Without the pictures, extract every line from the start of the material to the line containing "const xTicksB = [1, 3, 5, 7, 9, 11];", both ends included.

-- start Material supplied --

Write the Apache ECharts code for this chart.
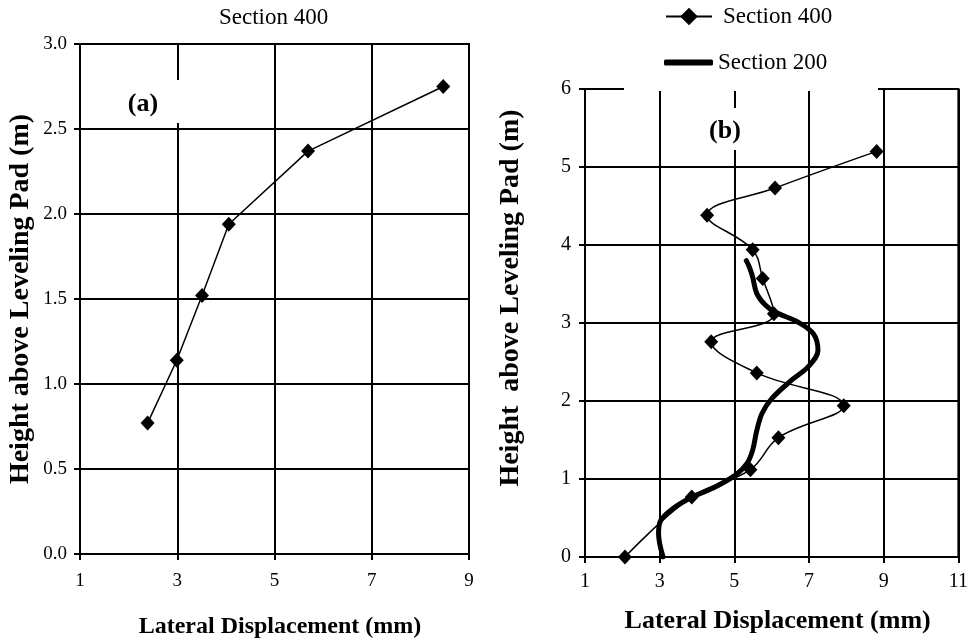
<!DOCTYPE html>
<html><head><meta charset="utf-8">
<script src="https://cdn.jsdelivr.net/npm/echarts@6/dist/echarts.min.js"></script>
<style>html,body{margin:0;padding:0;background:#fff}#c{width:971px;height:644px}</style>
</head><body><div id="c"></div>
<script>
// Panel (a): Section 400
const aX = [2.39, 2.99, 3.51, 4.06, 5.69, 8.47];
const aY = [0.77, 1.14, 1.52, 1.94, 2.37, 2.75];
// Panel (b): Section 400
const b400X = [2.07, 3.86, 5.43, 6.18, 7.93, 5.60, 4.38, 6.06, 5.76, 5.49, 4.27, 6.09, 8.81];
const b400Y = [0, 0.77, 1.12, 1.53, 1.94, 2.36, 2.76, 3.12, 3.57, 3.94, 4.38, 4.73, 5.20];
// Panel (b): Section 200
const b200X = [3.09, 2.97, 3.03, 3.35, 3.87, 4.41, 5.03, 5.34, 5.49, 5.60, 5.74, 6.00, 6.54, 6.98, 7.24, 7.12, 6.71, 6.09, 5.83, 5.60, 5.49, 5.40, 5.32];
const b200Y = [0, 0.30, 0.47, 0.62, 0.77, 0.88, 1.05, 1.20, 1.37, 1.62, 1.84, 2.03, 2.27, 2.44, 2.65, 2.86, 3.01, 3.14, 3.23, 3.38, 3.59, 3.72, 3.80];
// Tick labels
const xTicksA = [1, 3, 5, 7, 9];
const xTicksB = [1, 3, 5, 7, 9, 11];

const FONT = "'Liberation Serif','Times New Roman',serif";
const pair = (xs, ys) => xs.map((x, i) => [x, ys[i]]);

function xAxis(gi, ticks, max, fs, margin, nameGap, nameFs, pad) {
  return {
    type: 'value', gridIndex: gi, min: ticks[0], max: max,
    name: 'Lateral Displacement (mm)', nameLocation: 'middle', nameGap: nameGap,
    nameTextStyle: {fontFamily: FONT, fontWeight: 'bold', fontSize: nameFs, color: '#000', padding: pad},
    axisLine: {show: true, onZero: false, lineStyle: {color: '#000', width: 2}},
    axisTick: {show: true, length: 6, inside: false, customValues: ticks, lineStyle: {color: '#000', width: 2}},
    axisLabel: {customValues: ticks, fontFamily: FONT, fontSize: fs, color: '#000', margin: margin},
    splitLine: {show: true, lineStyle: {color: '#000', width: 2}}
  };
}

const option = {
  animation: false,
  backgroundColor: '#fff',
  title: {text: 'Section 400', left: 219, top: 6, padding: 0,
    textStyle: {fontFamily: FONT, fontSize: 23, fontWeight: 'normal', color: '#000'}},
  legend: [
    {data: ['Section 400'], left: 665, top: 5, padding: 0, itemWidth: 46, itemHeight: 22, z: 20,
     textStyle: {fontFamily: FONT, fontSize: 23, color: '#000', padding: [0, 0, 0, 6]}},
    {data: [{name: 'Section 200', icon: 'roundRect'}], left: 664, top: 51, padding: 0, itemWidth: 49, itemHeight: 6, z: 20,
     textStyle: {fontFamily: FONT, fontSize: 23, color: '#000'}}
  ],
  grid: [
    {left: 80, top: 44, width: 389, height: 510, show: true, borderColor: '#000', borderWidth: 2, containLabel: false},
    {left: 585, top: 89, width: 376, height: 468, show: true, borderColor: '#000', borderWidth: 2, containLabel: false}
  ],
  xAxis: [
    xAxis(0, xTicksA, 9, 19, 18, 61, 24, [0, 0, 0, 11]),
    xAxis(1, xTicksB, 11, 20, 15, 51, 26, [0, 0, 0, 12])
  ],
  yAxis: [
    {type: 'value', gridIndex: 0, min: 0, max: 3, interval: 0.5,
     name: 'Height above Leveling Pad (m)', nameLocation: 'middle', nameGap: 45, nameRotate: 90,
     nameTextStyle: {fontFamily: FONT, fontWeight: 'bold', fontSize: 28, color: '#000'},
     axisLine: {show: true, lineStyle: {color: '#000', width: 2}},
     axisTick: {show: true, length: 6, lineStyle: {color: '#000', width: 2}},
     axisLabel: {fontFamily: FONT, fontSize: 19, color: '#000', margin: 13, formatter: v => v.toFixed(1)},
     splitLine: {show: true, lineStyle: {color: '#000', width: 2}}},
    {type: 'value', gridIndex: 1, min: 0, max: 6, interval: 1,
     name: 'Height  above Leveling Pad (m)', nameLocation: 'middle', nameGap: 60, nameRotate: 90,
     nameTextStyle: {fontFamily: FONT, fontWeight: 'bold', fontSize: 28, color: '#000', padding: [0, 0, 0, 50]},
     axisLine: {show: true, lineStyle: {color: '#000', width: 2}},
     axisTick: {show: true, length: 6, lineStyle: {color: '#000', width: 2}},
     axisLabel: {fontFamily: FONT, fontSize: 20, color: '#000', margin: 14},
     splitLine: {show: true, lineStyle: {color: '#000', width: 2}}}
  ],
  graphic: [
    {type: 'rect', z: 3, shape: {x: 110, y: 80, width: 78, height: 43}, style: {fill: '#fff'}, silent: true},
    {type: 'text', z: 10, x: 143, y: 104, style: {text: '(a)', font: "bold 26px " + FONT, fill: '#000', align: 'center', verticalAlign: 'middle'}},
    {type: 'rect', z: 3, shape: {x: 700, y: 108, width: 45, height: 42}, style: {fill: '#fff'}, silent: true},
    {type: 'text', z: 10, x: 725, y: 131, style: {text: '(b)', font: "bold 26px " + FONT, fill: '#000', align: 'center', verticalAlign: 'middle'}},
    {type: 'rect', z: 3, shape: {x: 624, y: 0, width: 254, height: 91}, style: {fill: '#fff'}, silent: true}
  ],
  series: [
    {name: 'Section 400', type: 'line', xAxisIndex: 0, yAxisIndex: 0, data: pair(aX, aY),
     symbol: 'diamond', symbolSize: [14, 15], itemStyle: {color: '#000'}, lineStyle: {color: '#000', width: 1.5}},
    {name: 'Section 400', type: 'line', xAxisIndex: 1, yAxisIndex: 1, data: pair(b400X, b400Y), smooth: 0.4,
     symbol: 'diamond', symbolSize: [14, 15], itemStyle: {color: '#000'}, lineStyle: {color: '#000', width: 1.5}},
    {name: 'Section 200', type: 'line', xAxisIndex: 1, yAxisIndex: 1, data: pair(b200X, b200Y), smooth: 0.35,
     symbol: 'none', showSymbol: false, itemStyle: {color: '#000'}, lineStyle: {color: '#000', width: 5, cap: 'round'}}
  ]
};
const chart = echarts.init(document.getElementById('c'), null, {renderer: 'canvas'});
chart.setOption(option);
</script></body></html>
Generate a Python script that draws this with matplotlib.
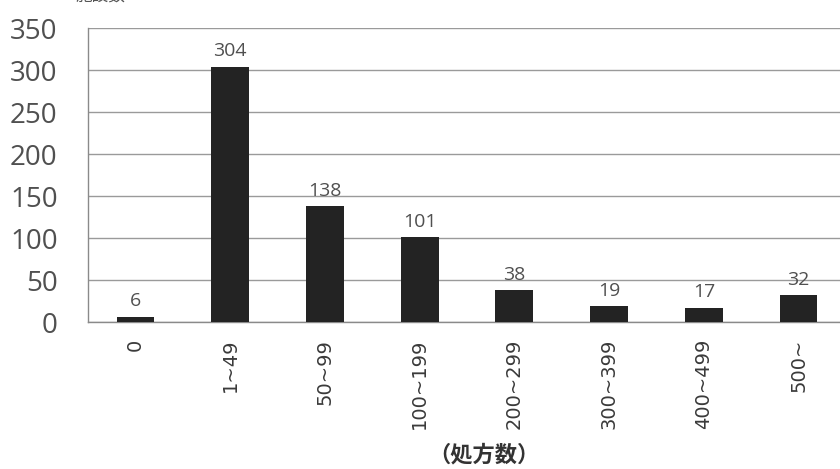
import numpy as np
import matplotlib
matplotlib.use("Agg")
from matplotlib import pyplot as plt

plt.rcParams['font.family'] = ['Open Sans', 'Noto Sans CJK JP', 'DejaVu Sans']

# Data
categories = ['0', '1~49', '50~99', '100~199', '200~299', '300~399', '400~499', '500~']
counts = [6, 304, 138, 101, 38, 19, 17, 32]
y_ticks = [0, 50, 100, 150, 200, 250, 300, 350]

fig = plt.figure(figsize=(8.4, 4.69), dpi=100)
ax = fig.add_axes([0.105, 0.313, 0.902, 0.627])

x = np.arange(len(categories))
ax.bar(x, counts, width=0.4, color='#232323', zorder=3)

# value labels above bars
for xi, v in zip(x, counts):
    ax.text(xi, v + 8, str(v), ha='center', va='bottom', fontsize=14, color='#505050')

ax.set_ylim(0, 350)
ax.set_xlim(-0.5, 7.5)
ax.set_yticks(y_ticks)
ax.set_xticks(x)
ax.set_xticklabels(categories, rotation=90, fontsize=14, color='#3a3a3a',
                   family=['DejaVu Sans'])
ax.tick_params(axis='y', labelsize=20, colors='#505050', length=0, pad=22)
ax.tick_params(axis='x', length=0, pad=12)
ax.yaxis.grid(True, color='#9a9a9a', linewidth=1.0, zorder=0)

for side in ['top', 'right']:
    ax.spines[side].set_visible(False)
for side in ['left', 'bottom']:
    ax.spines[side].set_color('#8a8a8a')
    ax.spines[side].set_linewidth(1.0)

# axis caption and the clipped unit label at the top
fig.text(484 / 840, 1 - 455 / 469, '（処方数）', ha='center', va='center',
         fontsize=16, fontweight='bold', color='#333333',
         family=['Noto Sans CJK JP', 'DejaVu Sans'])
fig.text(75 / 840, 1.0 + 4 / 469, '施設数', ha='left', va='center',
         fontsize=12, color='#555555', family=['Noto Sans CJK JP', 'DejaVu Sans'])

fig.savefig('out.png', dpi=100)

-- end Material supplied --

* Reply:
Write the Apache ECharts code for this chart.
<!DOCTYPE html>
<html><head><meta charset="utf-8">
<script src="https://cdn.jsdelivr.net/npm/echarts@6/dist/echarts.min.js"></script>
<style>html,body{margin:0;padding:0;background:#fff}#c{width:971px;height:644px}</style>
</head><body><div id="c"></div>
<script>
// Panel (a): Section 400
const aX = [2.39, 2.99, 3.51, 4.06, 5.69, 8.47];
const aY = [0.77, 1.14, 1.52, 1.94, 2.37, 2.75];
// Panel (b): Section 400
const b400X = [2.07, 3.86, 5.43, 6.18, 7.93, 5.60, 4.38, 6.06, 5.76, 5.49, 4.27, 6.09, 8.81];
const b400Y = [0, 0.77, 1.12, 1.53, 1.94, 2.36, 2.76, 3.12, 3.57, 3.94, 4.38, 4.73, 5.20];
// Panel (b): Section 200
const b200X = [3.09, 2.97, 3.03, 3.35, 3.87, 4.41, 5.03, 5.34, 5.49, 5.60, 5.74, 6.00, 6.54, 6.98, 7.24, 7.12, 6.71, 6.09, 5.83, 5.60, 5.49, 5.40, 5.32];
const b200Y = [0, 0.30, 0.47, 0.62, 0.77, 0.88, 1.05, 1.20, 1.37, 1.62, 1.84, 2.03, 2.27, 2.44, 2.65, 2.86, 3.01, 3.14, 3.23, 3.38, 3.59, 3.72, 3.80];
// Tick labels
const xTicksA = [1, 3, 5, 7, 9];
const xTicksB = [1, 3, 5, 7, 9, 11];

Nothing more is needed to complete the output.